Thursday, 31 May 2012

Nationwide nearly joins the dots

In their May 2012 house price report, they include a couple of interesting charts.

i) The chart at the bottom of page 1 shows that since 1952, the Retail Price Index has risen from 100 to about 2,500 but their house price index has risen from 100 to nearly 9,000:
It would be more meaningful to compare house prices with earnings (which themselves rise a couple of per cent a year faster than the RPI) but the general observation stands that as the economy advances, house prices grow super-proportionately, i.e. they increase as a share of the economy, i.e. compared to normal shop prices (which gradually fall relative to wages), houses are three-and-a-half times as expensive as sixty years ago.

For sure, some of this extra increase has to do with the credit bubble and supply restrictions, but only some of it.

ii) The chart at the bottom of page 2 shows housing affordability in the ten English regions:
We observe that there is a more or less straight line between the dots - in the North, rents are 20% of earnings and houses cost three times earnings; and in London, rents are nearly 40% of earnings and houses cost over six times earnings, with all the other regions in a straight line in between. The explanation for this, which appears to elude Nationwide, is exactly the same as in i).

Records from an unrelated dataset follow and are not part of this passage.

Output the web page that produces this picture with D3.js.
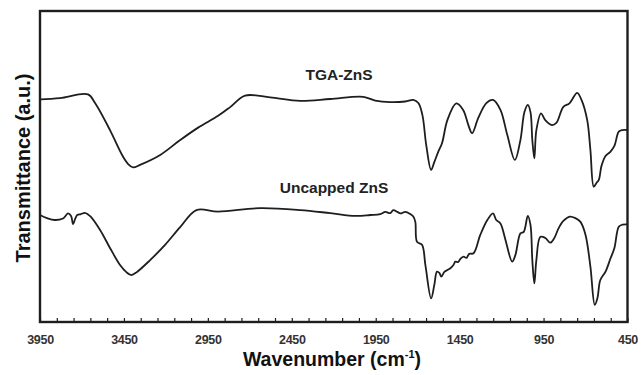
<!DOCTYPE html>
<html><head><meta charset="utf-8">
<script src="https://cdn.jsdelivr.net/npm/d3@7"></script>
<style>html,body{margin:0;padding:0;background:#fff;}svg{display:block;font-family:"Liberation Sans",Arial,sans-serif;}</style>
</head><body><svg id="c" width="641" height="375"></svg>
<script>
// wavenumber (cm-1) and transmittance (a.u.)
const tgaWave = [3950,3831,3664,3622,3533,3461,3425,3395,3354,3234,3115,3008,2889,2817,2728,2579,2400,2221,2024,1953,1863,1774,1726,1696,1672,1649,1620,1601,1577,1555,1523,1470,1429,1398,1376,1339,1291,1251,1207,1166,1121,1088,1064,1044,1028,1017,1005,993,965,940,900,874,832,796,750,724,690,671,651,635,621,605,581,551,528,502,480,450];
const tgaT    = [71.6,72.0,73.2,70.4,61.7,53.7,50.8,49.7,50.5,53.7,58.5,62.5,66.3,69.1,72.8,72.2,71.1,71.7,72.4,71.2,70.7,70.9,71.4,70.4,66.6,56.9,48.9,51.4,54.8,57.5,64.9,70.3,68.2,63.3,60.7,65.6,70.4,71.4,68.2,60.1,52.1,58.5,67.5,69.8,67.5,58.5,52.6,61.7,67.1,64.9,63.3,64.0,69.2,70.3,73.7,71.4,64.9,55.3,43.5,44.7,45.7,50.2,53.4,54.8,56.6,61.2,61.7,61.7];
const uncWave = [3950,3908,3862,3813,3783,3765,3753,3741,3728,3706,3683,3664,3648,3592,3533,3473,3437,3406,3372,3294,3205,3115,3018,2889,2638,2400,2221,2072,1982,1923,1893,1863,1845,1821,1803,1774,1744,1726,1714,1704,1674,1654,1620,1601,1585,1571,1559,1541,1523,1505,1487,1476,1458,1446,1426,1410,1393,1367,1327,1285,1251,1232,1207,1177,1137,1118,1088,1068,1044,1028,1017,1005,993,969,939,910,886,861,832,794,760,730,700,671,645,629,612,581,551,528,502,480,450];
const uncT    = [34.4,33.4,32.8,33.3,34.9,34.1,31.5,33.1,34.4,34.7,35.1,34.6,33.9,29.6,23.8,18.3,16.1,15.1,16.1,19.9,24.8,30.5,36.0,35.5,36.6,36.0,35.0,34.1,34.4,34.7,35.4,35.0,36.0,35.4,34.9,35.4,34.7,33.9,32.2,25.8,24.8,18.3,7.6,11.9,16.2,15.8,14.6,16.1,16.7,17.3,18.3,19.4,19.3,20.3,21.0,20.6,21.9,22.1,28.0,32.8,34.9,32.8,31.7,26.4,19.4,21.5,28.5,29.0,34.1,31.2,19.9,12.4,19.9,27.4,27.0,25.5,27.0,30.1,32.5,33.9,33.4,32.2,28.0,17.8,5.5,7.7,13.5,16.2,20.5,23.8,30.6,31.3,31.4];
const seriesNames = ["TGA-ZnS","Uncapped ZnS"];
const majorTicks = [3950,3450,2950,2450,1950,1450,950,450];
const xLabel = "Wavenumber (cm";
const yLabel = "Transmittance (a.u.)";

const svg = d3.select("#c");
const L = 40, R = 627.5, T = 11, B = 322;
const x = d3.scaleLinear().domain([3950,450]).range([L,R]);
const y = d3.scaleLinear().domain([0,100]).range([B,T]);
const ink = "#1e1e1e";

const line = d3.line().x(d=>x(d[0])).y(d=>y(d[1])).curve(d3.curveCatmullRom.alpha(0.5));
const series = [d3.zip(tgaWave,tgaT), d3.zip(uncWave,uncT)];
svg.selectAll("path.s").data(series).join("path").attr("class","s")
  .attr("d",line).attr("fill","none").attr("stroke",ink).attr("stroke-width",1.8).attr("stroke-linejoin","round");

// minor ticks inward
const minor = d3.range(3950,449,-100);
const ax = d3.axisBottom(x).tickValues(minor).tickSizeInner(-4).tickSizeOuter(0).tickFormat("");
svg.append("g").attr("transform",`translate(0,${B})`).call(ax)
  .call(g=>g.select(".domain").remove())
  .call(g=>g.selectAll("line").attr("stroke",ink).attr("stroke-width",1.2));
const axM = d3.axisBottom(x).tickValues(majorTicks).tickSize(0).tickPadding(13).tickFormat(d3.format("d"));
svg.append("g").attr("transform",`translate(0,${B})`).call(axM)
  .call(g=>g.select(".domain").remove())
  .call(g=>g.selectAll("text").attr("font-size",12.5).attr("font-weight","bold").attr("fill","#333").attr("letter-spacing","-0.3"));

// frame
svg.append("rect").attr("x",L).attr("y",T).attr("width",R-L).attr("height",B-T)
  .attr("fill","none").attr("stroke",ink).attr("stroke-width",2.4);

// series labels
svg.append("text").attr("x",339).attr("y",80).attr("text-anchor","middle").attr("font-size",15.5).attr("font-weight","bold").attr("fill","#222").text(seriesNames[0]);
svg.append("text").attr("x",334).attr("y",193).attr("text-anchor","middle").attr("font-size",15.5).attr("font-weight","bold").attr("fill","#222").text(seriesNames[1]);

// axis titles
const xt = svg.append("text").attr("x",332).attr("y",366).attr("text-anchor","middle").attr("font-size",19.5).attr("font-weight","bold").attr("fill","#111");
xt.append("tspan").text(xLabel);
xt.append("tspan").attr("font-size",11).attr("dy",-8).text("-1");
xt.append("tspan").attr("dy",8).text(")");
svg.append("text").attr("transform","translate(30,168) rotate(-90)").attr("text-anchor","middle").attr("font-size",20).attr("font-weight","bold").attr("fill","#111").text(yLabel);
</script></body></html>
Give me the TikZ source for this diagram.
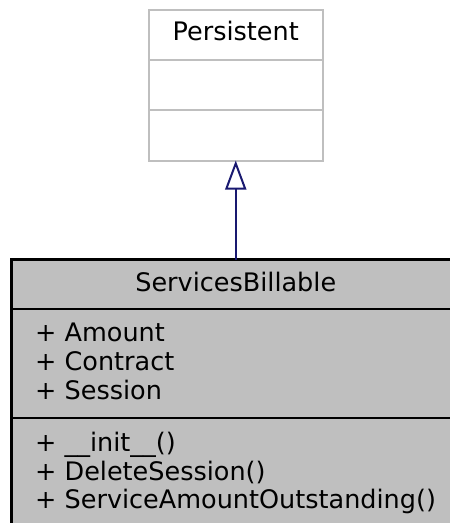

You just have to remember that a) average earnings are very low in the North and very high in London (with the other regions in a straight line in between), which draws people towards regions with higher earnings; b) these earnings differentials cannot be competed away (in the short or medium term); and c) actual day to day living costs are much the same anywhere.

As a result, that surplus which higher earners in higher earning regions have available - after paying for living costs - is not competed away by new arrivals (there is only so much space, and in any event, higher population density would push up average earnings yet further) and is simply soaked up in higher rents and house prices.

So we could assume that the economy is the North is less advanced and in London it is more advanced; so comparing London with the North is like comparing 2012 with 1952. The observation that rents as a share of earnings increases when/where the economy is more advanced holds either on a temporal or spatial basis.

3 comments:

Sarton Bander said...

The Theory of Monetary Relativity!

neil craig said...

If the inherent cost of manufacturing housing were the dominant factor the proper comparison would be the RPI since yhere is no technical reason why housebuildingis not subject to the technical improvement everything else is.

If it were a perfectly monopolistic market (which it cannot be except wherec the councils giving plabnning permission are wholly corrupt) charging all the people will bear, or a totally government controlled one with the government imposing all the parasitism the people will bear house prices would be expected to rise in line with incomes.

Achieving results even more expensive than total government parasitism can only be put down to people eager to "invest" in houses because real money investments are getting inflated away by a government which has a monopoly on printing the stuff.

Mark Wadsworth said...

NC, nope, land is inherently a monopoly (or a cartel, which is worse), it is entirely inelastic in supply and rents will always take an increasing share of a growing economy (because it soaks up everything above normal living costs, by definition). The house price bubble is just froth on top.